## WHAT YOU HAVE TO DO
Write out all the lines again, precisely as they stand, but without the images.

## COLLECTED MATERIAL
- - -
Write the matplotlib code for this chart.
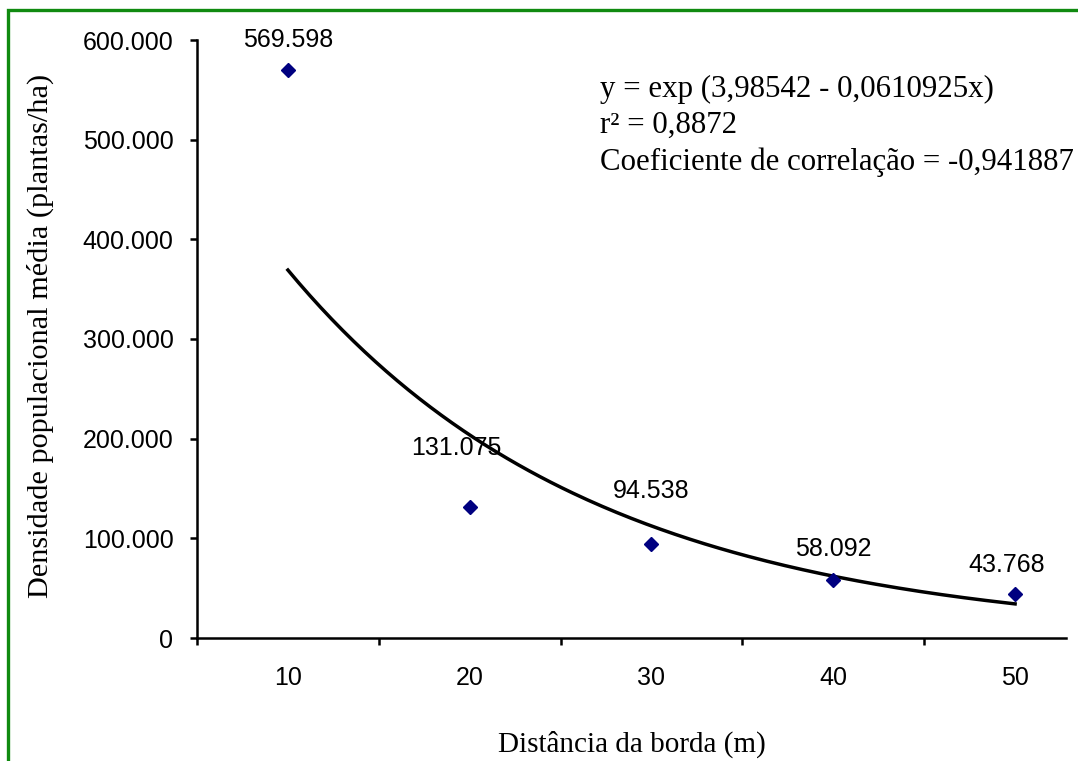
import numpy as np
import matplotlib.pyplot as plt
from matplotlib.patches import Rectangle
from matplotlib.ticker import FuncFormatter

# data
distancia = [10, 20, 30, 40, 50]
densidade = [569598, 131075, 94538, 58092, 43768]
rotulos = ['569.598', '131.075', '94.538', '58.092', '43.768']
# label nudges (pixels) as placed in the original
rot_dx = [0, -13, 0, 0, -8]
rot_dy = [30, 59, 53, 31, 29]

equacao = ('y = exp (3,98542 - 0,0610925x)\n'
           'r\u00b2 = 0,8872\n'
           'Coeficiente de correla\u00e7\u00e3o = -0,941887')

fig = plt.figure(figsize=(10.78, 7.61), dpi=100)
ax = fig.add_axes([197/1078, 123/761, 869/1078, 598/761])

pos = np.arange(len(distancia))
ax.plot(pos, densidade, linestyle='none', marker='D', markersize=7.5,
        color='#000080', zorder=3)

# exponential trend line (least squares on log values, like Excel)
b, a = np.polyfit(distancia, np.log(densidade), 1)
xs = np.linspace(distancia[0], distancia[-1], 200)
ax.plot((xs - distancia[0]) / 10.0, np.exp(a + b * xs), color='black', lw=2.5, zorder=2)

for p, v, t, dx, dy in zip(pos, densidade, rotulos, rot_dx, rot_dy):
    ax.annotate(t, (p, v), xytext=(dx, dy), textcoords='offset pixels',
                ha='center', va='center', fontsize=18, family='Liberation Sans')

ax.set_xlim(-0.5, 4.28)
ax.set_ylim(0, 600000)
ax.set_yticks(np.arange(0, 600001, 100000))
ax.yaxis.set_major_formatter(FuncFormatter(lambda v, _: f'{v:,.0f}'.replace(',', '.')))

ax.set_xticks(np.arange(-0.5, 4.0, 1.0))
ax.set_xticklabels([])
ax.set_xticks(pos, minor=True)
ax.set_xticklabels([str(d) for d in distancia], minor=True)
ax.tick_params(axis='x', which='minor', length=0, pad=20, labelsize=18)
ax.tick_params(axis='x', which='major', direction='out', length=5, width=1.8)
ax.tick_params(axis='y', direction='out', length=5, width=1.8, pad=12, labelsize=18)
for lab in ax.get_xticklabels(minor=True) + ax.get_yticklabels():
    lab.set_family('Liberation Sans')

for s in ['top', 'right']:
    ax.spines[s].set_visible(False)
for s in ['left', 'bottom']:
    ax.spines[s].set_linewidth(1.8)

ax.set_xlabel('Dist\u00e2ncia da borda (m)', family='Liberation Serif', fontsize=21)
ax.xaxis.set_label_coords(0.5006, -0.155)
ax.set_ylabel('Densidade populacional m\u00e9dia (plantas/ha)', family='Liberation Serif', fontsize=21.8)
ax.yaxis.set_label_coords(-0.165, 0.505)

ax.text(0.4637, 0.942, equacao, transform=ax.transAxes, ha='left', va='top',
        family='Liberation Serif', fontsize=22.2, linespacing=1.33)

# green frame around the chart area (runs off right/bottom edge)
fig.patches.append(Rectangle((8/1078, -0.1), 1.2, 751/761 + 0.1, transform=fig.transFigure,
                             fill=False, edgecolor='#108a10', lw=2.4))

fig.savefig('out.png', dpi=100)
- - -
## COMPLETE ANSWER
Write the matplotlib code for this chart.
import numpy as np
import matplotlib.pyplot as plt
from matplotlib.patches import Rectangle
from matplotlib.ticker import FuncFormatter

# data
distancia = [10, 20, 30, 40, 50]
densidade = [569598, 131075, 94538, 58092, 43768]
rotulos = ['569.598', '131.075', '94.538', '58.092', '43.768']
# label nudges (pixels) as placed in the original
rot_dx = [0, -13, 0, 0, -8]
rot_dy = [30, 59, 53, 31, 29]

equacao = ('y = exp (3,98542 - 0,0610925x)\n'
           'r\u00b2 = 0,8872\n'
           'Coeficiente de correla\u00e7\u00e3o = -0,941887')

fig = plt.figure(figsize=(10.78, 7.61), dpi=100)
ax = fig.add_axes([197/1078, 123/761, 869/1078, 598/761])

pos = np.arange(len(distancia))
ax.plot(pos, densidade, linestyle='none', marker='D', markersize=7.5,
        color='#000080', zorder=3)

# exponential trend line (least squares on log values, like Excel)
b, a = np.polyfit(distancia, np.log(densidade), 1)
xs = np.linspace(distancia[0], distancia[-1], 200)
ax.plot((xs - distancia[0]) / 10.0, np.exp(a + b * xs), color='black', lw=2.5, zorder=2)

for p, v, t, dx, dy in zip(pos, densidade, rotulos, rot_dx, rot_dy):
    ax.annotate(t, (p, v), xytext=(dx, dy), textcoords='offset pixels',
                ha='center', va='center', fontsize=18, family='Liberation Sans')

ax.set_xlim(-0.5, 4.28)
ax.set_ylim(0, 600000)
ax.set_yticks(np.arange(0, 600001, 100000))
ax.yaxis.set_major_formatter(FuncFormatter(lambda v, _: f'{v:,.0f}'.replace(',', '.')))

ax.set_xticks(np.arange(-0.5, 4.0, 1.0))
ax.set_xticklabels([])
ax.set_xticks(pos, minor=True)
ax.set_xticklabels([str(d) for d in distancia], minor=True)
ax.tick_params(axis='x', which='minor', length=0, pad=20, labelsize=18)
ax.tick_params(axis='x', which='major', direction='out', length=5, width=1.8)
ax.tick_params(axis='y', direction='out', length=5, width=1.8, pad=12, labelsize=18)
for lab in ax.get_xticklabels(minor=True) + ax.get_yticklabels():
    lab.set_family('Liberation Sans')

for s in ['top', 'right']:
    ax.spines[s].set_visible(False)
for s in ['left', 'bottom']:
    ax.spines[s].set_linewidth(1.8)

ax.set_xlabel('Dist\u00e2ncia da borda (m)', family='Liberation Serif', fontsize=21)
ax.xaxis.set_label_coords(0.5006, -0.155)
ax.set_ylabel('Densidade populacional m\u00e9dia (plantas/ha)', family='Liberation Serif', fontsize=21.8)
ax.yaxis.set_label_coords(-0.165, 0.505)

ax.text(0.4637, 0.942, equacao, transform=ax.transAxes, ha='left', va='top',
        family='Liberation Serif', fontsize=22.2, linespacing=1.33)

# green frame around the chart area (runs off right/bottom edge)
fig.patches.append(Rectangle((8/1078, -0.1), 1.2, 751/761 + 0.1, transform=fig.transFigure,
                             fill=False, edgecolor='#108a10', lw=2.4))

fig.savefig('out.png', dpi=100)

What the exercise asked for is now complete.